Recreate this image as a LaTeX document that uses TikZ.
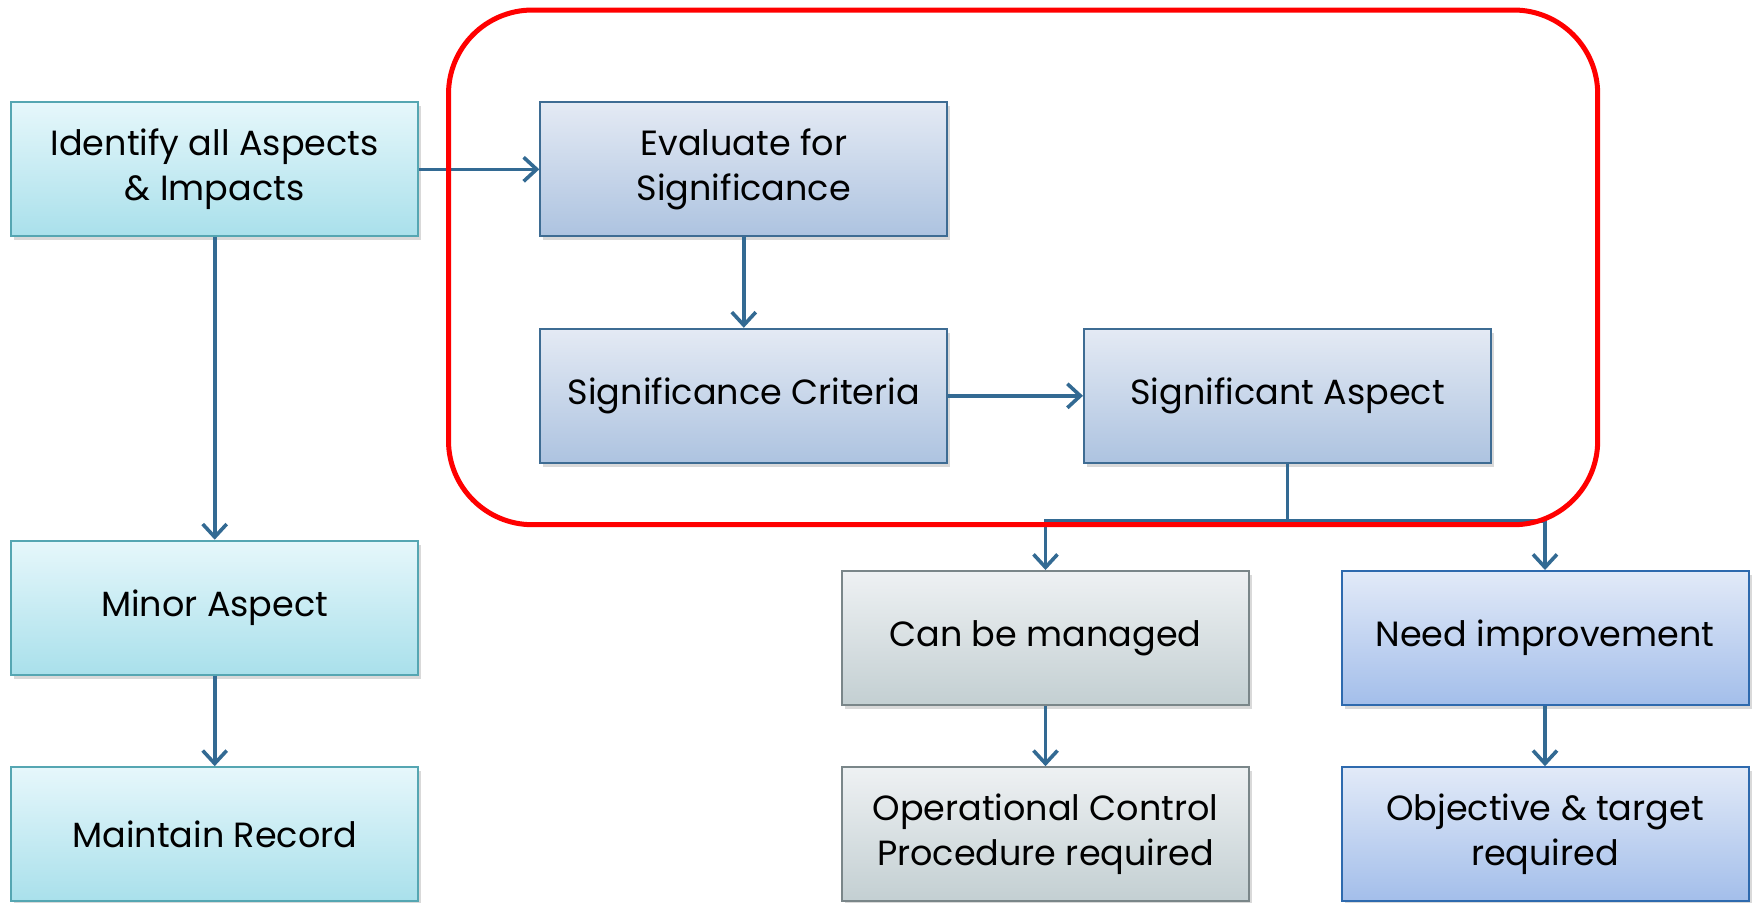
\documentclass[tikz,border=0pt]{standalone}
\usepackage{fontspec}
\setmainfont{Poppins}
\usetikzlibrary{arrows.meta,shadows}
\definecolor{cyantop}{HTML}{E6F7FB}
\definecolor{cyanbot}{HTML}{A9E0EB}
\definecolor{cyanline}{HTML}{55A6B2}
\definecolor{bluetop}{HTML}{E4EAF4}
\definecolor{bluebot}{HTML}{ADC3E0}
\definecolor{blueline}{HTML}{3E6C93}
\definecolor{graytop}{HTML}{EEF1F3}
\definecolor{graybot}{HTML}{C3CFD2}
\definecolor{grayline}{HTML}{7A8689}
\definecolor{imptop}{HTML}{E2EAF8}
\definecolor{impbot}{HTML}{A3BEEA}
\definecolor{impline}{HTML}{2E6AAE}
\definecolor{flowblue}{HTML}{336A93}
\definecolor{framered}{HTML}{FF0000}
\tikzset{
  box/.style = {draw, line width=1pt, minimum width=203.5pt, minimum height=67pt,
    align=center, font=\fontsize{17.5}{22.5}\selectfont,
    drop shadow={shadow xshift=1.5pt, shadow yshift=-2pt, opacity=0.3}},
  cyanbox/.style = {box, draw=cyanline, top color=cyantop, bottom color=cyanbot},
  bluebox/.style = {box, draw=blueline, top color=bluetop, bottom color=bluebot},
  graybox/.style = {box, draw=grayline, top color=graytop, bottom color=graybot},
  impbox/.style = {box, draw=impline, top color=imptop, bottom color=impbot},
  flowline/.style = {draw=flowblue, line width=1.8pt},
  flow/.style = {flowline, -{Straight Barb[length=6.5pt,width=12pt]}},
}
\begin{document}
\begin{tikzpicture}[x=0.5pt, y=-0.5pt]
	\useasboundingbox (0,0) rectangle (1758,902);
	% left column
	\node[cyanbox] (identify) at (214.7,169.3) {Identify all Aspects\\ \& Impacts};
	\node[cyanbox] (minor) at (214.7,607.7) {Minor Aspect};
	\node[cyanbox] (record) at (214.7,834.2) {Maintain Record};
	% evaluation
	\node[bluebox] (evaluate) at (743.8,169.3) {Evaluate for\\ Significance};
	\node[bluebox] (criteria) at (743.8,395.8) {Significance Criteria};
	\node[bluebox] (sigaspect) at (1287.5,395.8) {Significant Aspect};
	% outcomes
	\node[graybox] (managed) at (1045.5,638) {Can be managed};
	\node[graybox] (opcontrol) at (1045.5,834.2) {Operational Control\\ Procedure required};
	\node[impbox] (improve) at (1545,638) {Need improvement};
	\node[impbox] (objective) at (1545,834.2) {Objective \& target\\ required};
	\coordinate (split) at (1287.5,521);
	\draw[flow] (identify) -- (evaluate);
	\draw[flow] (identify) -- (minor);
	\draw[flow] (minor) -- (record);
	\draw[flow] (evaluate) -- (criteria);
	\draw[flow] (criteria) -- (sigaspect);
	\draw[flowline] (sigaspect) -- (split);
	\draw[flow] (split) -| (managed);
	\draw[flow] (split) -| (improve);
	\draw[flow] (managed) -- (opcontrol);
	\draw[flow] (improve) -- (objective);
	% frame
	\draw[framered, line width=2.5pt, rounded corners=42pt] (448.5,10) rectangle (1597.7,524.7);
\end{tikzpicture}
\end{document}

=-=-=

_REQUIREMENT:_ Please set down each line of the data above exactly as written, without the pictures.

_THE RESPONSE:_
Recreate this image as a LaTeX document that uses TikZ.
\documentclass[tikz,border=0pt]{standalone}
\usepackage{fontspec}
\setmainfont{Poppins}
\usetikzlibrary{arrows.meta,shadows}
\definecolor{cyantop}{HTML}{E6F7FB}
\definecolor{cyanbot}{HTML}{A9E0EB}
\definecolor{cyanline}{HTML}{55A6B2}
\definecolor{bluetop}{HTML}{E4EAF4}
\definecolor{bluebot}{HTML}{ADC3E0}
\definecolor{blueline}{HTML}{3E6C93}
\definecolor{graytop}{HTML}{EEF1F3}
\definecolor{graybot}{HTML}{C3CFD2}
\definecolor{grayline}{HTML}{7A8689}
\definecolor{imptop}{HTML}{E2EAF8}
\definecolor{impbot}{HTML}{A3BEEA}
\definecolor{impline}{HTML}{2E6AAE}
\definecolor{flowblue}{HTML}{336A93}
\definecolor{framered}{HTML}{FF0000}
\tikzset{
  box/.style = {draw, line width=1pt, minimum width=203.5pt, minimum height=67pt,
    align=center, font=\fontsize{17.5}{22.5}\selectfont,
    drop shadow={shadow xshift=1.5pt, shadow yshift=-2pt, opacity=0.3}},
  cyanbox/.style = {box, draw=cyanline, top color=cyantop, bottom color=cyanbot},
  bluebox/.style = {box, draw=blueline, top color=bluetop, bottom color=bluebot},
  graybox/.style = {box, draw=grayline, top color=graytop, bottom color=graybot},
  impbox/.style = {box, draw=impline, top color=imptop, bottom color=impbot},
  flowline/.style = {draw=flowblue, line width=1.8pt},
  flow/.style = {flowline, -{Straight Barb[length=6.5pt,width=12pt]}},
}
\begin{document}
\begin{tikzpicture}[x=0.5pt, y=-0.5pt]
	\useasboundingbox (0,0) rectangle (1758,902);
	% left column
	\node[cyanbox] (identify) at (214.7,169.3) {Identify all Aspects\\ \& Impacts};
	\node[cyanbox] (minor) at (214.7,607.7) {Minor Aspect};
	\node[cyanbox] (record) at (214.7,834.2) {Maintain Record};
	% evaluation
	\node[bluebox] (evaluate) at (743.8,169.3) {Evaluate for\\ Significance};
	\node[bluebox] (criteria) at (743.8,395.8) {Significance Criteria};
	\node[bluebox] (sigaspect) at (1287.5,395.8) {Significant Aspect};
	% outcomes
	\node[graybox] (managed) at (1045.5,638) {Can be managed};
	\node[graybox] (opcontrol) at (1045.5,834.2) {Operational Control\\ Procedure required};
	\node[impbox] (improve) at (1545,638) {Need improvement};
	\node[impbox] (objective) at (1545,834.2) {Objective \& target\\ required};
	\coordinate (split) at (1287.5,521);
	\draw[flow] (identify) -- (evaluate);
	\draw[flow] (identify) -- (minor);
	\draw[flow] (minor) -- (record);
	\draw[flow] (evaluate) -- (criteria);
	\draw[flow] (criteria) -- (sigaspect);
	\draw[flowline] (sigaspect) -- (split);
	\draw[flow] (split) -| (managed);
	\draw[flow] (split) -| (improve);
	\draw[flow] (managed) -- (opcontrol);
	\draw[flow] (improve) -- (objective);
	% frame
	\draw[framered, line width=2.5pt, rounded corners=42pt] (448.5,10) rectangle (1597.7,524.7);
\end{tikzpicture}
\end{document}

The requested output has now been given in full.